Regia di Dario Argento vedi scheda film
Un giovane batterista rock di successo viene pedinato da un losco figuro in impermeabile. Rimasti soli dentro a un teatro deserto, parte la colluttazione fra i due e ha la peggio il secondo, che muore sotto gli occhi di un osservatore di passaggio, coperto da una maschera. Da quel momento in avanti, foto dell'omicidio (sia pure involontario) e oggetti personali del morto cominciano ad arrivare a casa del musicista, per il quale il nervosismo lascia spazio alla paranoia e al terrore.

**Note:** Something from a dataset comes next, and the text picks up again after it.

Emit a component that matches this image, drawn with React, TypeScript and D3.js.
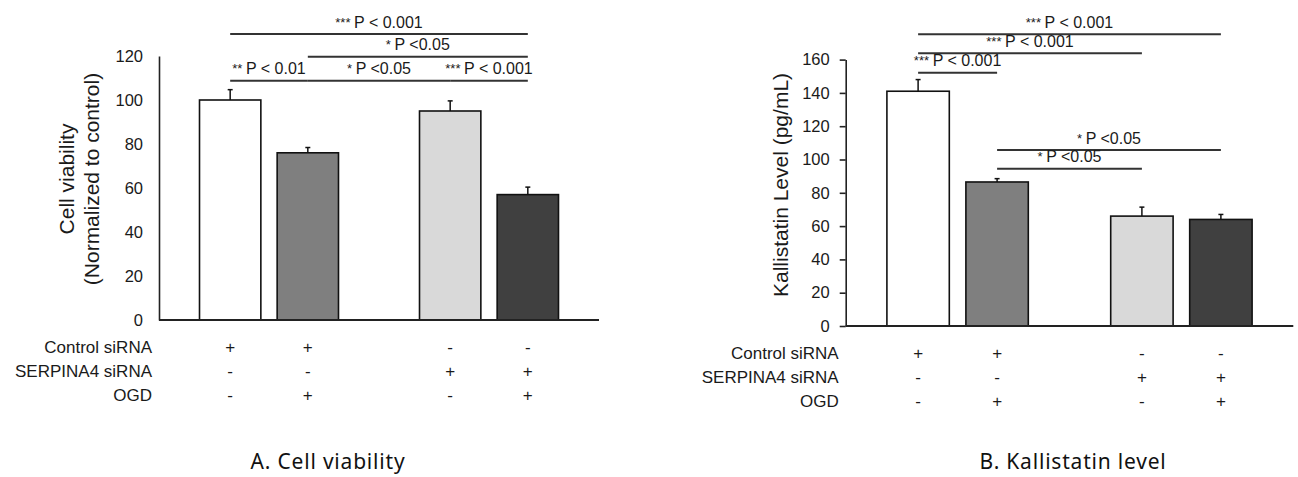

Terzo tentativo, terza regia, terza maniera di rimasticare gli stessi ingredienti per Dario Argento: L'uccello dalle piume di cristallo aveva dettato la via, Il gatto a nove code aveva esplorato qualche variante, rimanendo sulla falsariga dell'esordio, mentre questo Quattro mosche di velluto grigio - molto semplicemente - rimane ancorato ai temi dei due precedenti lavori senza offrire granchè di nuovo o di curioso. Sangue, tensione, morbosità, voyeurismo, personaggi bislacchi (qui a iosa: quelli di Bud Spencer, di Oreste Lionello, di Jean Pierre Marielle sono macchiette perfino eccessive nel contesto, per tacere della gag del postino, tirata avanti a oltranza) e una spruzzata di psicanalisi più che elementare: dietro la sceneggiatura firmata dallo stesso regista non c'è altro e, stavolta, è difficile giustificare l'operato. Anche perchè il protagonista maschile, l'americano Michael Brandon, quasi al debutto, rivela tutta la sua inesperienza sul set in ciascuna espressione tentata, mentre al suo fianco il ruolo principale femminile è riservato a Mimsy Farmer, straordinaria come bellezza, ma ordinaria come attrice; in altri ruoli, oltre ai già citati sopra, troviamo Stefano Satta Flores, Aldo Bufi Landi e Laura Troschel. Anche l'idea al centro del titolo, risolutiva per la storia, è francamente tirata per i capelli; si salva però il mestiere di Argento, che regala fra le altre cose un'apprezzabile sequenza finale. Produce Salvatore (il padre) Argento, colonna sonora sufficientemente ispirata di Ennio Morricone; dopo un paio di lavori meno riusciti, Dario Argento tornerà nel 1975 con Profondo rosso, la sua pellicola più celebre e senz'altro meritevole di esserla. 4,5/10.